- **What is expected**
Begin with the first line below and retype each line exactly through the line containing "const barW = 0.51;". Any pictures are to be left out.

- **Input**
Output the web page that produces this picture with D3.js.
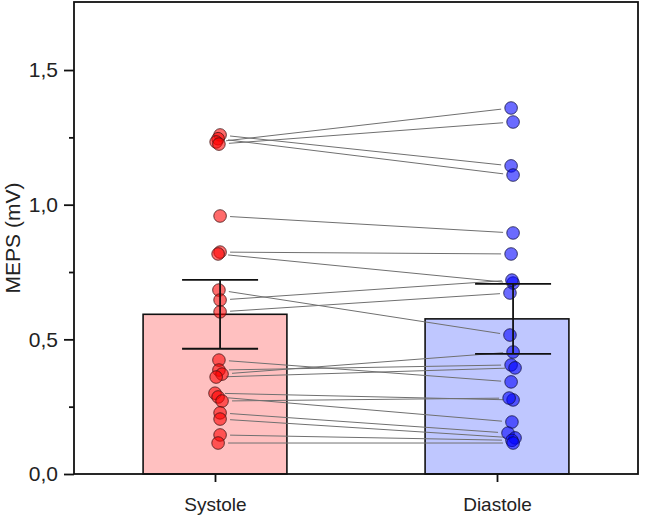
<!DOCTYPE html>
<html>
<head>
<meta charset="utf-8">
<script src="https://cdn.jsdelivr.net/npm/d3@7"></script>
<style>
  html, body { margin: 0; padding: 0; background: #fff; }
  svg { display: block; }
  text { font-family: "Liberation Sans", Arial, sans-serif; fill: #222; }
</style>
</head>
<body>
<svg id="chart" width="664" height="518"></svg>
<script>
// ---------- data ----------
const categories = ["Systole", "Diastole"];
const categoryPos = [1, 2];
const barMeans = [0.593, 0.576];
const barSEM = [0.128, 0.130];
const errPos = [1.018, 2.057];

// paired individual values (same index = same subject)
const systoleVals = [1.259, 1.245, 1.233, 1.225, 0.958, 0.824, 0.817, 0.683, 0.646, 0.602,
                     0.423, 0.386, 0.371, 0.360, 0.300, 0.286, 0.271, 0.227, 0.204, 0.145, 0.115];
const diastoleVals = [1.144, 1.110, 1.359, 1.307, 0.895, 0.817, 0.709, 0.516, 0.720, 0.672,
                      0.342, 0.405, 0.453, 0.394, 0.275, 0.193, 0.282, 0.152, 0.134, 0.125, 0.115];
// horizontal jitter of the points (axis units)
const systoleX = [1.018, 1.011, 1.004, 1.014, 1.018, 1.018, 1.011, 1.014, 1.018, 1.018,
                  1.014, 1.014, 1.025, 1.004, 1.000, 1.011, 1.025, 1.018, 1.018, 1.018, 1.011];
const diastoleX = [2.050, 2.057, 2.050, 2.057, 2.057, 2.050, 2.057, 2.046, 2.053, 2.046,
                   2.050, 2.050, 2.057, 2.064, 2.057, 2.053, 2.043, 2.039, 2.064, 2.053, 2.057];

const yTicks = [0, 0.5, 1.0, 1.5];
const yMinorTicks = [0.25, 0.75, 1.25];
const yLabel = "MEPS (mV)";

// ---------- layout ----------
const L = 74, R = 638, T = 2.7, B = 474;
const svg = d3.select("#chart");

const x = d3.scaleLinear().domain([0.5, 2.5]).range([L, R]);
const y = d3.scaleLinear().domain([0, 1.75]).range([B, T]);
const barW = 0.51;

const barFill = ["#ffc0c0", "#bfc7ff"];
const ptFill = ["#ff0000", "#0000ff"];
const ptStroke = ["#3a1010", "#10103a"];

// bars
svg.append("g").selectAll("rect")
  .data(barMeans)
  .join("rect")
  .attr("x", (d, i) => x(categoryPos[i] - barW / 2))
  .attr("width", (d, i) => x(categoryPos[i] + barW / 2) - x(categoryPos[i] - barW / 2))
  .attr("y", d => y(d))
  .attr("height", d => y(0) - y(d))
  .attr("fill", (d, i) => barFill[i])
  .attr("stroke", "#111")
  .attr("stroke-width", 1.6);

// connecting lines (shortened near the points)
const gap = 10;
svg.append("g").selectAll("line")
  .data(systoleVals.map((v, i) => ({ x1: x(systoleX[i]), y1: y(v), x2: x(diastoleX[i]), y2: y(diastoleVals[i]) })))
  .join("line")
  .each(function (d) {
    const dx = d.x2 - d.x1, dy = d.y2 - d.y1, len = Math.hypot(dx, dy);
    const ux = dx / len, uy = dy / len;
    d3.select(this)
      .attr("x1", d.x1 + ux * gap).attr("y1", d.y1 + uy * gap)
      .attr("x2", d.x2 - ux * gap).attr("y2", d.y2 - uy * gap);
  })
  .attr("stroke", "#707070")
  .attr("stroke-width", 1);

// points
const groups = [
  { vals: systoleVals, xs: systoleX, k: 0 },
  { vals: diastoleVals, xs: diastoleX, k: 1 }
];
groups.forEach(g => {
  svg.append("g").selectAll("circle")
    .data(g.vals)
    .join("circle")
    .attr("cx", (d, i) => x(g.xs[i]))
    .attr("cy", d => y(d))
    .attr("r", 6.3)
    .attr("fill", ptFill[g.k])
    .attr("fill-opacity", 0.58)
    .attr("stroke", ptStroke[g.k])
    .attr("stroke-opacity", 0.75)
    .attr("stroke-width", 1);
});

// error bars
const capHalf = 38;
const eg = svg.append("g").attr("stroke", "#111").attr("stroke-width", 1.8);
barMeans.forEach((m, i) => {
  const cx = x(errPos[i]);
  eg.append("line").attr("x1", cx).attr("x2", cx).attr("y1", y(m + barSEM[i])).attr("y2", y(m - barSEM[i]));
  eg.append("line").attr("x1", cx - capHalf).attr("x2", cx + capHalf).attr("y1", y(m + barSEM[i])).attr("y2", y(m + barSEM[i]));
  eg.append("line").attr("x1", cx - capHalf).attr("x2", cx + capHalf).attr("y1", y(m - barSEM[i])).attr("y2", y(m - barSEM[i]));
});

// frame
svg.append("rect")
  .attr("x", L).attr("y", T - 0.7)
  .attr("width", R - L).attr("height", B - T + 0.7)
  .attr("fill", "none").attr("stroke", "#111").attr("stroke-width", 1.8);

// y axis (major)
const fmt = d => d3.format(".1f")(d).replace(".", ",");
const yAx = svg.append("g").attr("transform", `translate(${L},0)`)
  .call(d3.axisLeft(y).tickValues(yTicks).tickSize(10).tickPadding(6).tickFormat(fmt));
yAx.select(".domain").remove();
yAx.selectAll(".tick line").attr("stroke", "#111").attr("stroke-width", 1.8);
yAx.selectAll("text").style("font-size", "21px").attr("fill", "#222");

// y axis (minor)
const yMin = svg.append("g").attr("transform", `translate(${L},0)`)
  .call(d3.axisLeft(y).tickValues(yMinorTicks).tickSize(5).tickFormat(""));
yMin.select(".domain").remove();
yMin.selectAll(".tick line").attr("stroke", "#111").attr("stroke-width", 1.8);

// x axis
const xAx = svg.append("g").attr("transform", `translate(0,${B})`)
  .call(d3.axisBottom(x).tickValues(categoryPos).tickSize(8).tickPadding(16)
    .tickFormat((d, i) => categories[i]));
xAx.select(".domain").remove();
xAx.selectAll(".tick line").attr("stroke", "#111").attr("stroke-width", 1.8);
xAx.selectAll("text").style("font-size", "19px").attr("fill", "#222");

// y label
svg.append("text")
  .attr("transform", `translate(20,238) rotate(-90)`)
  .attr("text-anchor", "middle")
  .style("font-size", "21px")
  .text(yLabel);
</script>
</body>
</html>
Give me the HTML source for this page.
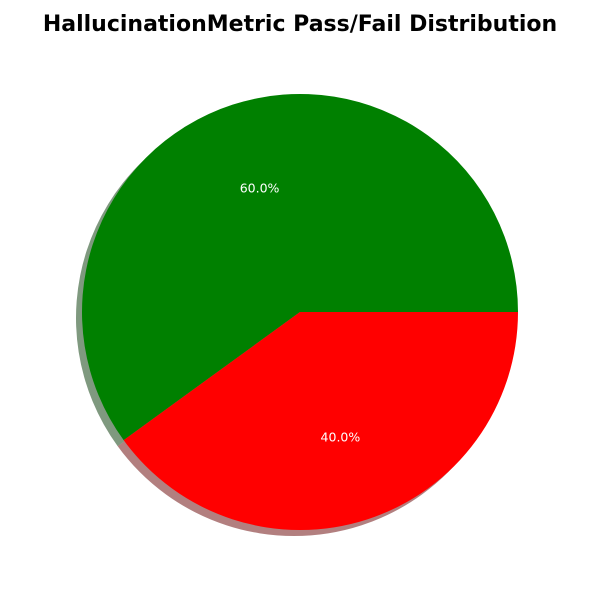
<!DOCTYPE html>
<html><head><meta charset="utf-8"><style>
html,body{margin:0;padding:0;background:#fff;width:600px;height:600px;overflow:hidden}
svg{display:block;font-family:"DejaVu Sans","Liberation Sans",sans-serif}
</style></head><body>
<svg id="chart" width="600" height="600">
<text x="300" y="31" text-anchor="middle" font-size="22" font-weight="bold" fill="#000">HallucinationMetric Pass/Fail Distribution</text>
<g id="shadows"></g>
<g id="slices"></g>
<g id="labels"></g>
</svg>
<script>
const categories = ["Pass", "Fail"];
const values = [60, 40];
const colors = ["#008000", "#ff0000"];
const shadowColors = ["#003300", "#660000"];
const cx = 300, cy = 312, r = 218;
const NS = "http://www.w3.org/2000/svg";
const total = values.reduce((a, b) => a + b, 0);
function pt(a, rad, ox, oy) { return [cx + ox + rad * Math.cos(a), cy + oy - rad * Math.sin(a)]; }
function arc(a0, a1, ox, oy) {
  const p0 = pt(a0, r, ox, oy), p1 = pt(a1, r, ox, oy);
  const large = (a1 - a0) > Math.PI ? 1 : 0;
  return `M${cx + ox},${cy + oy} L${p0[0]},${p0[1]} A${r},${r} 0 ${large} 0 ${p1[0]},${p1[1]} Z`;
}
let start = 0;
values.forEach((v, i) => {
  const a0 = start, a1 = start + v / total * 2 * Math.PI;
  start = a1;
  const sh = document.createElementNS(NS, "path");
  sh.setAttribute("d", arc(a0, a1, -6, 6));
  sh.setAttribute("fill", shadowColors[i]);
  sh.setAttribute("opacity", "0.5");
  
  
  document.getElementById("shadows").appendChild(sh);
  const p = document.createElementNS(NS, "path");
  p.setAttribute("d", arc(a0, a1, 0, 0));
  p.setAttribute("fill", colors[i]);
  
  
  document.getElementById("slices").appendChild(p);
  const mid = (a0 + a1) / 2;
  const lp = pt(mid, 0.6 * r, 0, 0);
  const t = document.createElementNS(NS, "text");
  t.setAttribute("x", lp[0]); t.setAttribute("y", lp[1] + 5);
  t.setAttribute("text-anchor", "middle");
  t.setAttribute("font-size", "12.5");
  t.setAttribute("fill", "#fff");
  t.textContent = (v / total * 100).toFixed(1) + "%";
  
  
  document.getElementById("labels").appendChild(t);
});
</script>
</body></html>
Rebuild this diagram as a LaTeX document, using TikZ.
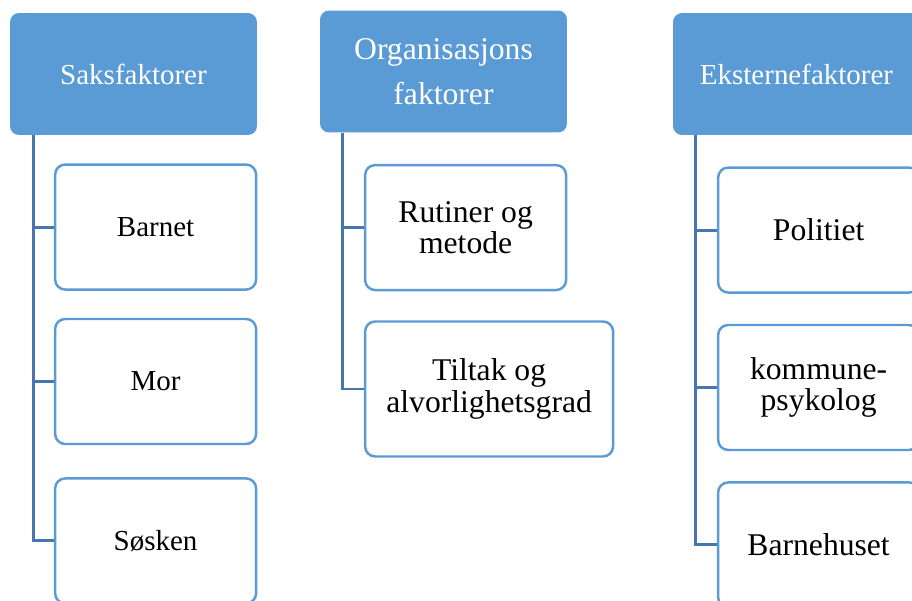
\documentclass[tikz,border=0pt]{standalone}
\usepackage{fontspec}
\setmainfont{Liberation Serif}
\usetikzlibrary{positioning}
\definecolor{hdrblue}{RGB}{91,155,213}
\definecolor{stemblue}{RGB}{70,120,175}

\begin{document}
\begin{tikzpicture}[x=0.02cm, y=-0.02cm, node distance=0.6cm,
	h/.style={rectangle, rounded corners=0.18cm, fill=hdrblue, text=white, minimum width=4.94cm, minimum height=2.44cm, align=center, font=\rmfamily\fontsize{16.5}{25.5}\selectfont},
	c/.style={rectangle, rounded corners=0.2cm, draw=hdrblue, line width=1.4pt, fill=white, minimum width=4.02cm, minimum height=2.5cm, align=center, font=\rmfamily\fontsize{18}{18}\selectfont},
	sm/.style={font=\rmfamily\fontsize{16.5}{17}\selectfont},
	l/.style={draw=stemblue, line width=1.7pt}]
		\useasboundingbox (0,0) rectangle (912,600);
		\clip (0,0) rectangle (912,600);

		% headers
		\node[h] (saks) at (133.5,74) {Saksfaktorer};
		\node[h, font=\rmfamily\fontsize{18}{25.5}\selectfont] (org) at (443.5,71.5) {Organisasjons\\faktorer};
		\node[h] (ekst) at (796.5,74) {Eksternefaktorer};

		% children
		\node[c, sm, below=0.56cm of saks.south east, anchor=north east] (barnet) {Barnet};
		\node[c, sm, below=0.54cm of barnet] (mor) {Mor};
		\node[c, sm, below=0.64cm of mor] (soesken) {Søsken};

		\node[c, below=0.62cm of org.south east, anchor=north east] (rutiner) {Rutiner og\\metode};
		\node[c, minimum width=4.96cm, minimum height=2.7cm, below=0.58cm of rutiner.south west, anchor=north west] (tiltak) {Tiltak og\\alvorlighetsgrad};

		\node[c, below=0.62cm of ekst.south east, anchor=north east] (politi) {Politiet};
		\node[c, below=0.6cm of politi] (psyk) {kommune-\\psykolog};
		\node[c, below=0.6cm of psyk] (bhus) {Barnehuset};

		% stems
		\draw[l] ([xshift=0.48cm]saks.south west) coordinate (t1) |- (soesken.west);
		\draw[l] (t1 |- barnet.west) -- (barnet.west);
		\draw[l] (t1 |- mor.west) -- (mor.west);

		\draw[l] ([xshift=0.46cm]org.south west) coordinate (t2) |- (tiltak.west);
		\draw[l] (t2 |- rutiner.west) -- (rutiner.west);

		\draw[l] ([xshift=0.46cm]ekst.south west) coordinate (t3) |- (bhus.west);
		\draw[l] (t3 |- politi.west) -- (politi.west);
		\draw[l] (t3 |- psyk.west) -- (psyk.west);
	\end{tikzpicture}
\end{document}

- **Solution to this exercise**
Output the web page that produces this picture with D3.js.
<!DOCTYPE html>
<html>
<head>
<meta charset="utf-8">
<script src="https://cdn.jsdelivr.net/npm/d3@7"></script>
<style>
  html, body { margin: 0; padding: 0; background: #fff; }
  svg { display: block; }
  text { font-family: "Liberation Sans", Arial, sans-serif; fill: #222; }
</style>
</head>
<body>
<svg id="chart" width="664" height="518"></svg>
<script>
// ---------- data ----------
const categories = ["Systole", "Diastole"];
const categoryPos = [1, 2];
const barMeans = [0.593, 0.576];
const barSEM = [0.128, 0.130];
const errPos = [1.018, 2.057];

// paired individual values (same index = same subject)
const systoleVals = [1.259, 1.245, 1.233, 1.225, 0.958, 0.824, 0.817, 0.683, 0.646, 0.602,
                     0.423, 0.386, 0.371, 0.360, 0.300, 0.286, 0.271, 0.227, 0.204, 0.145, 0.115];
const diastoleVals = [1.144, 1.110, 1.359, 1.307, 0.895, 0.817, 0.709, 0.516, 0.720, 0.672,
                      0.342, 0.405, 0.453, 0.394, 0.275, 0.193, 0.282, 0.152, 0.134, 0.125, 0.115];
// horizontal jitter of the points (axis units)
const systoleX = [1.018, 1.011, 1.004, 1.014, 1.018, 1.018, 1.011, 1.014, 1.018, 1.018,
                  1.014, 1.014, 1.025, 1.004, 1.000, 1.011, 1.025, 1.018, 1.018, 1.018, 1.011];
const diastoleX = [2.050, 2.057, 2.050, 2.057, 2.057, 2.050, 2.057, 2.046, 2.053, 2.046,
                   2.050, 2.050, 2.057, 2.064, 2.057, 2.053, 2.043, 2.039, 2.064, 2.053, 2.057];

const yTicks = [0, 0.5, 1.0, 1.5];
const yMinorTicks = [0.25, 0.75, 1.25];
const yLabel = "MEPS (mV)";

// ---------- layout ----------
const L = 74, R = 638, T = 2.7, B = 474;
const svg = d3.select("#chart");

const x = d3.scaleLinear().domain([0.5, 2.5]).range([L, R]);
const y = d3.scaleLinear().domain([0, 1.75]).range([B, T]);
const barW = 0.51;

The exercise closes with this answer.